**** Material

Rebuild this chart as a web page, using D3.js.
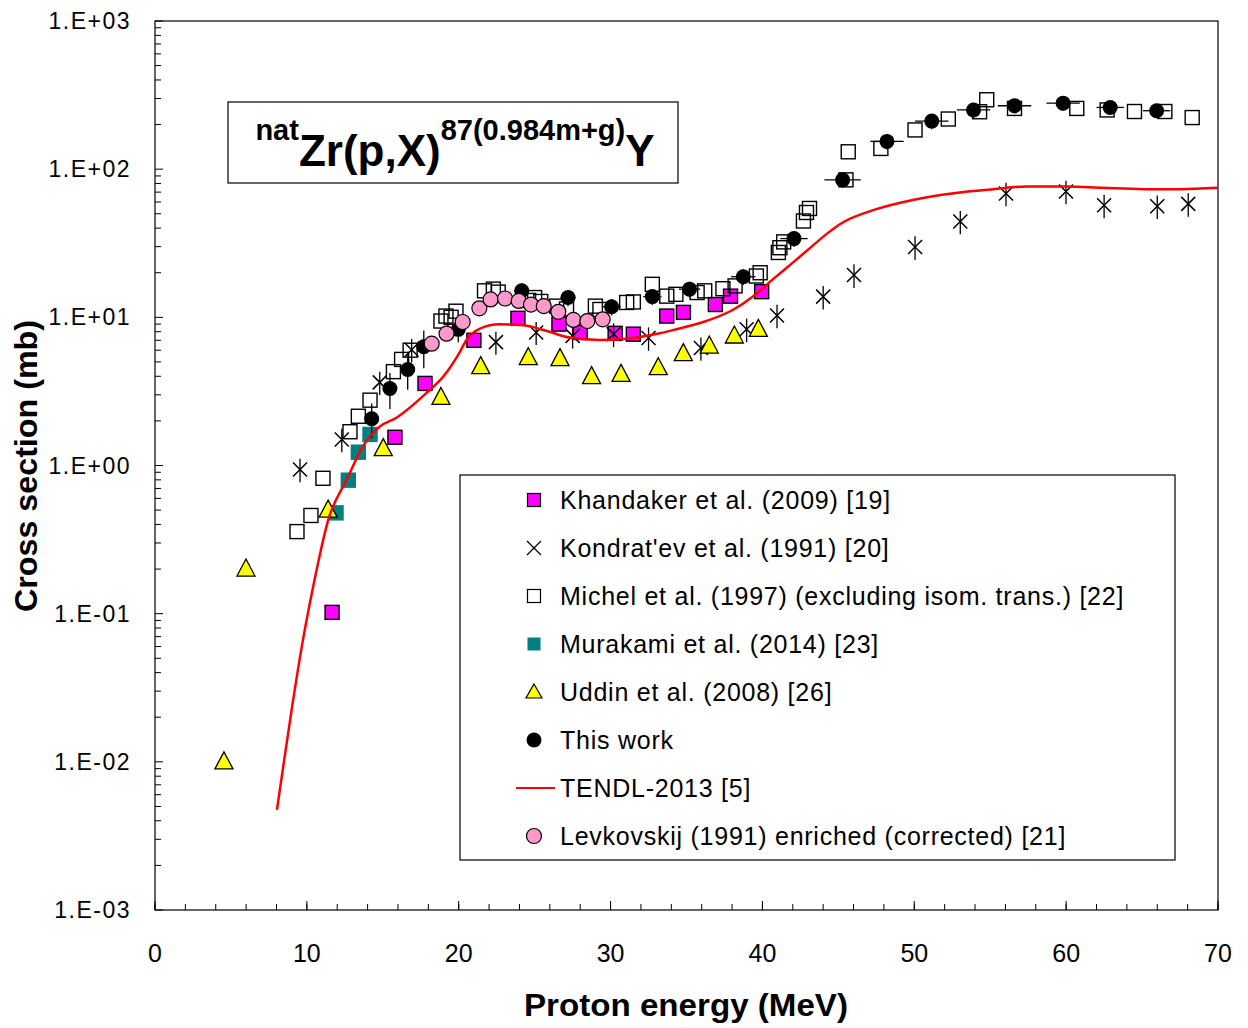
<!DOCTYPE html>
<html><head><meta charset="utf-8">
<script src="https://cdn.jsdelivr.net/npm/d3@7"></script>
<style>body{margin:0;background:#fff}svg{display:block;font-family:"Liberation Sans",Arial,sans-serif}</style>
</head><body><svg id="c" width="1248" height="1028"></svg>
<script>
// ---- data ----
const khandakerE = [11.66,15.8,17.78,21.0,23.9,26.6,28.0,30.3,31.5,33.7,34.8,36.9,37.9,39.95];
const khandakerS = [0.102,1.55,3.58,7.0,9.85,9.0,7.9,7.8,7.7,10.2,10.8,12.2,13.9,14.9];

const kondratevE = [9.55,12.3,14.8,16.9,22.45,25.1,27.5,30.2,32.5,35.95,38.96,40.96,44.0,46.03,50.05,53.03,56.04,59.99,62.5,66.0,68.04];
const kondratevS = [0.94,1.5,3.64,6.05,6.8,7.9,7.5,7.7,7.25,6.2,8.3,10.3,13.8,19.3,29.8,44.3,68.6,70.7,57,56.2,58.3];
const kondratevDS= [0.17,0.27,0.65,1.1,1.2,1.4,1.35,1.4,1.3,1.1,1.5,1.85,2.5,3.5,5.4,8.0,12.3,12.7,10.3,10.1,10.5];

const michelE = [9.35,10.27,11.06,12.84,13.39,14.16,15.7,16.24,16.8,18.83,19.16,19.5,19.82,
  21.7,22.28,22.6,24.6,25.0,25.4,26.45,27.1,29.0,29.3,31.06,31.5,32.75,33.7,34.3,35.7,36.2,37.4,38.2,
  39.6,39.85,41.05,41.15,41.4,42.7,42.9,43.1,45.5,45.65,47.8,50.05,52.24,54.3,54.77,56.6,60.7,62.7,64.5,66.5,68.3];
const michelS = [0.358,0.46,0.82,1.69,2.15,2.76,4.3,5.2,6.0,9.44,10.2,10.0,11.0,
  15.1,15.5,14.8,13.0,13.6,12.8,11.9,11.4,11.9,11.3,12.6,12.7,16.7,13.9,14.3,14.7,15.1,15.6,16.3,
  19.0,20.0,27.4,29.5,32.3,44.7,51,54.3,84.7,131,138,184,218,244,294,257,257,251,245,245,223];

const murakamiE = [11.92,12.73,13.39,14.16];
const murakamiS = [0.479,0.796,1.23,1.62];

const uddinE = [4.54,5.99,11.4,15.03,18.83,21.45,24.58,26.67,28.75,30.69,33.14,34.79,36.5,38.15,39.73];
const uddinS = [0.01,0.20,0.5,1.3,2.88,4.65,5.34,5.26,3.98,4.12,4.57,5.69,6.4,7.48,8.3];

const thisWorkE  = [14.27,15.47,16.64,17.7,19.97,24.15,27.2,30.07,32.75,35.2,38.74,42.08,45.28,48.2,51.15,53.9,56.6,59.8,62.9,65.96];
const thisWorkS  = [2.07,3.31,4.45,6.34,8.3,15.1,13.6,11.8,13.8,15.5,18.8,34,84.7,154,211,251,268,279,261,248];
const thisWorkDE = [0.3,0.3,0.3,0.3,0.4,0.5,0.5,0.6,0.6,0.7,0.8,0.9,1.2,1.1,1.1,1.1,1.1,1.1,0.9,0.9];
const thisWorkDS = [0.55,0.9,1.2,1.8,1.5,1.9,1.7,1.5,1.7,1.9,2.3,4.2,10,18,25,29,30,31,29,27];

const tendlE = [8.03,8.49,9.02,9.63,10.42,11.41,12.62,13.7,14.8,15.9,17.9,19.0,20.1,20.5,21.4,22.7,24.25,25.8,27.3,29.3,31.06,33.25,34.1,36.3,38.1,39.4,40.7,42.0,42.9,44.34,45.1,47.5,49.9,52.6,55.2,57.4,60.0,62.4,65.1,67.5,70.0];
const tendlS = [0.00474,0.0100,0.0232,0.057,0.153,0.43,0.80,1.35,1.83,2.1,3.1,4.0,5.9,7.0,8.4,8.97,8.83,8.09,7.3,7.03,7.18,7.8,8.2,9.44,11.3,13.9,18.1,23.4,28,37.3,42.5,53.7,62,68.9,73.3,76.4,76.4,74.8,73.3,73.3,74.8];

const levkovskijE = [18.22,19.2,20.26,21.36,22.1,23.05,23.95,24.76,25.6,26.56,27.55,28.47,29.48];
const levkovskijS = [6.64,7.76,9.3,11.5,13.2,13.4,12.9,12.2,11.9,10.9,9.6,9.44,9.7];

const yTickValues = [1e-3,1e-2,1e-1,1e0,1e1,1e2,1e3];
const xTickValues = [0,10,20,30,40,50,60,70];
const legendLabels = ["Khandaker et al. (2009) [19]","Kondrat'ev et al. (1991) [20]","Michel et al. (1997) (excluding isom. trans.) [22]","Murakami et al. (2014) [23]","Uddin et al. (2008) [26]","This work","TENDL-2013 [5]","Levkovskij (1991) enriched (corrected) [21]"];

// ---- chart ----
const svg = d3.select("#c");
const L=155,R=1218,T=21,B=910;
const x = d3.scaleLinear([0,70],[L,R]);
const y = d3.scaleLog([1e-3,1e3],[B,T]);
const zip = (a,b)=>a.map((v,i)=>[v,b[i]]);

// frame
svg.append("rect").attr("x",L).attr("y",T).attr("width",R-L).attr("height",B-T).attr("fill","none").attr("stroke","#000").attr("stroke-width",1.2);

// y ticks
const yMinor=[];
for(let e=-3;e<3;e++) for(let m=2;m<=9;m++) yMinor.push(m*Math.pow(10,e));
svg.append("g").selectAll("line").data(yMinor).join("line")
 .attr("x1",L).attr("x2",L+6).attr("y1",d=>y(d)).attr("y2",d=>y(d)).attr("stroke","#000").attr("stroke-width",1);
svg.append("g").selectAll("line").data(yTickValues).join("line")
 .attr("x1",L).attr("x2",L+8).attr("y1",d=>y(d)).attr("y2",d=>y(d)).attr("stroke","#000").attr("stroke-width",1);
const fmtY = d=>{const e=Math.round(Math.log10(d));return "1.E"+(e<0?"-":"+")+String(Math.abs(e)).padStart(2,"0");};
svg.append("g").selectAll("text").data(yTickValues).join("text")
 .attr("x",131).attr("y",d=>y(d)+8).attr("text-anchor","end").attr("font-size",23).attr("letter-spacing",1.5).text(fmtY);

// x ticks
const xMinor = d3.range(0,71,2);
svg.append("g").selectAll("line").data(xMinor).join("line")
 .attr("x1",d=>x(d)).attr("x2",d=>x(d)).attr("y1",B).attr("y2",B-6).attr("stroke","#000").attr("stroke-width",1);
svg.append("g").selectAll("line").data(xTickValues).join("line")
 .attr("x1",d=>x(d)).attr("x2",d=>x(d)).attr("y1",B).attr("y2",B-9).attr("stroke","#000").attr("stroke-width",1);
svg.append("g").selectAll("text").data(xTickValues).join("text")
 .attr("x",d=>x(d)).attr("y",962).attr("text-anchor","middle").attr("font-size",25).text(d=>d);

// axis titles
svg.append("text").attr("x",686).attr("y",1016).attr("text-anchor","middle").attr("font-size",31).attr("font-weight","bold")
 .attr("textLength",324).attr("lengthAdjust","spacingAndGlyphs").text("Proton energy (MeV)");
svg.append("text").attr("transform","translate(37,466) rotate(-90)").attr("text-anchor","middle").attr("font-size",31).attr("font-weight","bold")
 .attr("textLength",292).attr("lengthAdjust","spacingAndGlyphs").text("Cross section (mb)");

// title box
svg.append("rect").attr("x",228).attr("y",102).attr("width",450).attr("height",81).attr("fill","#fff").attr("stroke","#000").attr("stroke-width",1.2);
const tt = svg.append("text").attr("x",455).attr("y",166).attr("text-anchor","middle").attr("font-weight","bold").attr("font-size",44);
tt.append("tspan").attr("font-size",29).attr("dy",-26).text("nat");
tt.append("tspan").attr("dy",26).text("Zr(p,X)");
tt.append("tspan").attr("font-size",29).attr("dy",-26).text("87(0.984m+g)");
tt.append("tspan").attr("dy",26).text("Y");

// markers
const sq = 14;
function squares(g,data,fill,stroke){
  g.selectAll("rect").data(data).join("rect")
   .attr("x",d=>x(d[0])-sq/2).attr("y",d=>y(d[1])-sq/2).attr("width",sq).attr("height",sq)
   .attr("fill",fill).attr("stroke",stroke).attr("stroke-width",1.4);
}
const triPath = (cx,cy)=>`M${cx},${cy-10}L${cx+9},${cy+7}L${cx-9},${cy+7}Z`;
const crossPath = (cx,cy)=>`M${cx-7},${cy-7}L${cx+7},${cy+7}M${cx-7},${cy+7}L${cx+7},${cy-7}`;

// Khandaker
squares(svg.append("g"), zip(khandakerE,khandakerS), "#FF00FF", "#000");
// Kondrat'ev
const gK = svg.append("g");
gK.selectAll("line").data(kondratevE.map((e,i)=>[e,kondratevS[i],kondratevDS[i]])).join("line")
 .attr("x1",d=>x(d[0])).attr("x2",d=>x(d[0])).attr("y1",d=>y(d[1]+d[2])).attr("y2",d=>y(d[1]-d[2])).attr("stroke","#000").attr("stroke-width",1.3);
gK.selectAll("path").data(zip(kondratevE,kondratevS)).join("path")
 .attr("d",d=>crossPath(x(d[0]),y(d[1]))).attr("stroke","#000").attr("stroke-width",1.5).attr("fill","none");
// Michel
squares(svg.append("g"), zip(michelE,michelS), "none", "#000");
// Murakami
squares(svg.append("g"), zip(murakamiE,murakamiS), "#008080", "#008080");
// Uddin
svg.append("g").selectAll("path").data(zip(uddinE,uddinS)).join("path")
 .attr("d",d=>triPath(x(d[0]),y(d[1]))).attr("fill","#FFFF00").attr("stroke","#000").attr("stroke-width",1.3);
// This work
const tw = thisWorkE.map((e,i)=>({e,s:thisWorkS[i],de:thisWorkDE[i],ds:thisWorkDS[i]}));
const gT = svg.append("g");
gT.selectAll("line.h").data(tw).join("line").attr("class","h")
 .attr("x1",d=>x(d.e-d.de)).attr("x2",d=>x(d.e+d.de)).attr("y1",d=>y(d.s)).attr("y2",d=>y(d.s)).attr("stroke","#000").attr("stroke-width",1.3);
gT.selectAll("line.v").data(tw).join("line").attr("class","v")
 .attr("x1",d=>x(d.e)).attr("x2",d=>x(d.e)).attr("y1",d=>y(d.s+d.ds)).attr("y2",d=>y(d.s-d.ds)).attr("stroke","#000").attr("stroke-width",1.3);
gT.selectAll("circle").data(tw).join("circle")
 .attr("cx",d=>x(d.e)).attr("cy",d=>y(d.s)).attr("r",7.5).attr("fill","#000");
// TENDL
svg.append("path").datum(zip(tendlE,tendlS))
 .attr("d",d3.line().x(d=>x(d[0])).y(d=>y(d[1])).curve(d3.curveMonotoneX))
 .attr("fill","none").attr("stroke","#FF0000").attr("stroke-width",2.5);
// Levkovskij
svg.append("g").selectAll("circle").data(zip(levkovskijE,levkovskijS)).join("circle")
 .attr("cx",d=>x(d[0])).attr("cy",d=>y(d[1])).attr("r",7.5).attr("fill","#FF99CC").attr("stroke","#000").attr("stroke-width",1.2);

// legend
const lg = svg.append("g");
lg.append("rect").attr("x",460).attr("y",475).attr("width",715).attr("height",385).attr("fill","#fff").attr("stroke","#000").attr("stroke-width",1.2);
const ly = i=>500+i*48;
const sx = 534;
lg.selectAll("text").data(legendLabels).join("text")
 .attr("x",560).attr("y",(d,i)=>ly(i)+9).attr("font-size",25).attr("letter-spacing",0.75).text(d=>d);
const ls=13;
lg.append("rect").attr("x",sx-ls/2).attr("y",ly(0)-ls/2).attr("width",ls).attr("height",ls).attr("fill","#FF00FF").attr("stroke","#000").attr("stroke-width",1.2);
lg.append("path").attr("d",`M${sx-7},${ly(1)-7}L${sx+7},${ly(1)+7}M${sx-7},${ly(1)+7}L${sx+7},${ly(1)-7}`).attr("stroke","#000").attr("stroke-width",1.3);
lg.append("rect").attr("x",sx-ls/2).attr("y",ly(2)-ls/2).attr("width",ls).attr("height",ls).attr("fill","none").attr("stroke","#000").attr("stroke-width",1.2);
lg.append("rect").attr("x",sx-ls/2).attr("y",ly(3)-ls/2).attr("width",ls).attr("height",ls).attr("fill","#008080");
lg.append("path").attr("d",`M${sx},${ly(4)-8}L${sx+8},${ly(4)+6}L${sx-8},${ly(4)+6}Z`).attr("fill","#FFFF00").attr("stroke","#000").attr("stroke-width",1.2);
lg.append("circle").attr("cx",sx).attr("cy",ly(5)).attr("r",7.5).attr("fill","#000");
lg.append("line").attr("x1",516).attr("x2",555).attr("y1",ly(6)).attr("y2",ly(6)).attr("stroke","#FF0000").attr("stroke-width",2.2);
lg.append("circle").attr("cx",sx).attr("cy",ly(7)).attr("r",7.5).attr("fill","#FF99CC").attr("stroke","#000").attr("stroke-width",1.2);
</script></body></html>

********

_Exercise task:_ Give only the number of lines in the material above that hold the word "chart".

_Response to this task:_ 2